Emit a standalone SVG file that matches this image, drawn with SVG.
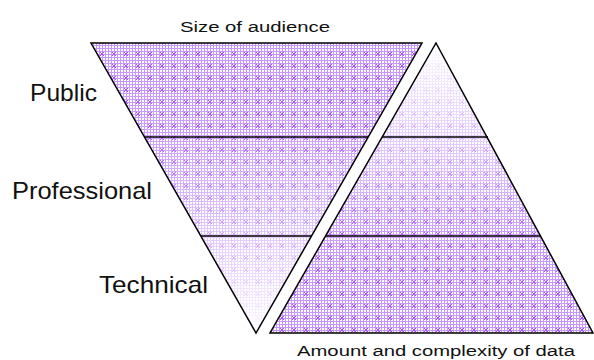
<svg xmlns="http://www.w3.org/2000/svg" width="594" height="360" viewBox="0 0 594 360">
<style>
.lbl{font-family:"Liberation Sans",Arial,sans-serif;fill:#111;}
.big{font-size:24px;}
.small{font-size:14px;}
.edge{fill:none;stroke:#000;stroke-width:1.5;stroke-linejoin:miter;}
.div{stroke:#000;stroke-width:1.5;}
</style>
<defs>
<pattern id="dots" width="12" height="12" patternUnits="userSpaceOnUse">
<rect width="12" height="12" fill="#fff"/>
<path d="M0 0.5H12M0 3.5H12M0 6.5H12M0 9.5H12M0.5 0V12M3.5 0V12M6.5 0V12M9.5 0V12" stroke="#c794ff" stroke-width="1"/>
<path d="M4 4L8 8M8 4L4 8" stroke="#a352fa" stroke-width="1"/>
</pattern>
<linearGradient id="fadeDown" gradientUnits="userSpaceOnUse" x1="0" y1="43" x2="0" y2="333">
<stop offset="0" stop-color="#fff" stop-opacity="0"/>
<stop offset="0.32" stop-color="#fff" stop-opacity="0.1"/>
<stop offset="0.66" stop-color="#fff" stop-opacity="0.5"/>
<stop offset="1" stop-color="#fff" stop-opacity="0.97"/>
</linearGradient>
<linearGradient id="fadeUp" gradientUnits="userSpaceOnUse" x1="0" y1="333" x2="0" y2="43">
<stop offset="0" stop-color="#fff" stop-opacity="0"/>
<stop offset="0.34" stop-color="#fff" stop-opacity="0.1"/>
<stop offset="0.68" stop-color="#fff" stop-opacity="0.55"/>
<stop offset="1" stop-color="#fff" stop-opacity="0.97"/>
</linearGradient>
</defs>

<g id="audience-triangle">
<polygon points="91,43 422,43 256,333" fill="url(#dots)"/>
<polygon points="91,43 422,43 256,333" fill="url(#fadeDown)"/>
<line class="div" x1="145" y1="137" x2="368" y2="137"/>
<line class="div" x1="201" y1="236" x2="312" y2="236"/>
<polygon class="edge" points="91,43 422,43 256,333"/>
</g>

<g id="data-triangle">
<polygon points="436,43 593,333 270,333" fill="url(#dots)"/>
<polygon points="436,43 593,333 270,333" fill="url(#fadeUp)"/>
<line class="div" x1="382" y1="137" x2="488" y2="137"/>
<line class="div" x1="326" y1="236" x2="541" y2="236"/>
<polygon class="edge" points="436,43 593,333 270,333"/>
</g>

<g id="labels">
<text class="lbl small" x="180" y="32" textLength="150" lengthAdjust="spacingAndGlyphs">Size of audience</text>
<text class="lbl big" x="30" y="101" textLength="67" lengthAdjust="spacingAndGlyphs">Public</text>
<text class="lbl big" x="12" y="199" textLength="140" lengthAdjust="spacingAndGlyphs">Professional</text>
<text class="lbl big" x="99" y="293" textLength="109" lengthAdjust="spacingAndGlyphs">Technical</text>
<text class="lbl small" x="297" y="356" textLength="278" lengthAdjust="spacingAndGlyphs">Amount and complexity of data</text>
</g>
</svg>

◇ ◇ ◇

— Task —
Transcribe the preceding listing in its entirety and with exact wording, leaving out pictures.

— Correct response —
Emit a standalone SVG file that matches this image, drawn with SVG.
<svg xmlns="http://www.w3.org/2000/svg" width="594" height="360" viewBox="0 0 594 360">
<style>
.lbl{font-family:"Liberation Sans",Arial,sans-serif;fill:#111;}
.big{font-size:24px;}
.small{font-size:14px;}
.edge{fill:none;stroke:#000;stroke-width:1.5;stroke-linejoin:miter;}
.div{stroke:#000;stroke-width:1.5;}
</style>
<defs>
<pattern id="dots" width="12" height="12" patternUnits="userSpaceOnUse">
<rect width="12" height="12" fill="#fff"/>
<path d="M0 0.5H12M0 3.5H12M0 6.5H12M0 9.5H12M0.5 0V12M3.5 0V12M6.5 0V12M9.5 0V12" stroke="#c794ff" stroke-width="1"/>
<path d="M4 4L8 8M8 4L4 8" stroke="#a352fa" stroke-width="1"/>
</pattern>
<linearGradient id="fadeDown" gradientUnits="userSpaceOnUse" x1="0" y1="43" x2="0" y2="333">
<stop offset="0" stop-color="#fff" stop-opacity="0"/>
<stop offset="0.32" stop-color="#fff" stop-opacity="0.1"/>
<stop offset="0.66" stop-color="#fff" stop-opacity="0.5"/>
<stop offset="1" stop-color="#fff" stop-opacity="0.97"/>
</linearGradient>
<linearGradient id="fadeUp" gradientUnits="userSpaceOnUse" x1="0" y1="333" x2="0" y2="43">
<stop offset="0" stop-color="#fff" stop-opacity="0"/>
<stop offset="0.34" stop-color="#fff" stop-opacity="0.1"/>
<stop offset="0.68" stop-color="#fff" stop-opacity="0.55"/>
<stop offset="1" stop-color="#fff" stop-opacity="0.97"/>
</linearGradient>
</defs>

<g id="audience-triangle">
<polygon points="91,43 422,43 256,333" fill="url(#dots)"/>
<polygon points="91,43 422,43 256,333" fill="url(#fadeDown)"/>
<line class="div" x1="145" y1="137" x2="368" y2="137"/>
<line class="div" x1="201" y1="236" x2="312" y2="236"/>
<polygon class="edge" points="91,43 422,43 256,333"/>
</g>

<g id="data-triangle">
<polygon points="436,43 593,333 270,333" fill="url(#dots)"/>
<polygon points="436,43 593,333 270,333" fill="url(#fadeUp)"/>
<line class="div" x1="382" y1="137" x2="488" y2="137"/>
<line class="div" x1="326" y1="236" x2="541" y2="236"/>
<polygon class="edge" points="436,43 593,333 270,333"/>
</g>

<g id="labels">
<text class="lbl small" x="180" y="32" textLength="150" lengthAdjust="spacingAndGlyphs">Size of audience</text>
<text class="lbl big" x="30" y="101" textLength="67" lengthAdjust="spacingAndGlyphs">Public</text>
<text class="lbl big" x="12" y="199" textLength="140" lengthAdjust="spacingAndGlyphs">Professional</text>
<text class="lbl big" x="99" y="293" textLength="109" lengthAdjust="spacingAndGlyphs">Technical</text>
<text class="lbl small" x="297" y="356" textLength="278" lengthAdjust="spacingAndGlyphs">Amount and complexity of data</text>
</g>
</svg>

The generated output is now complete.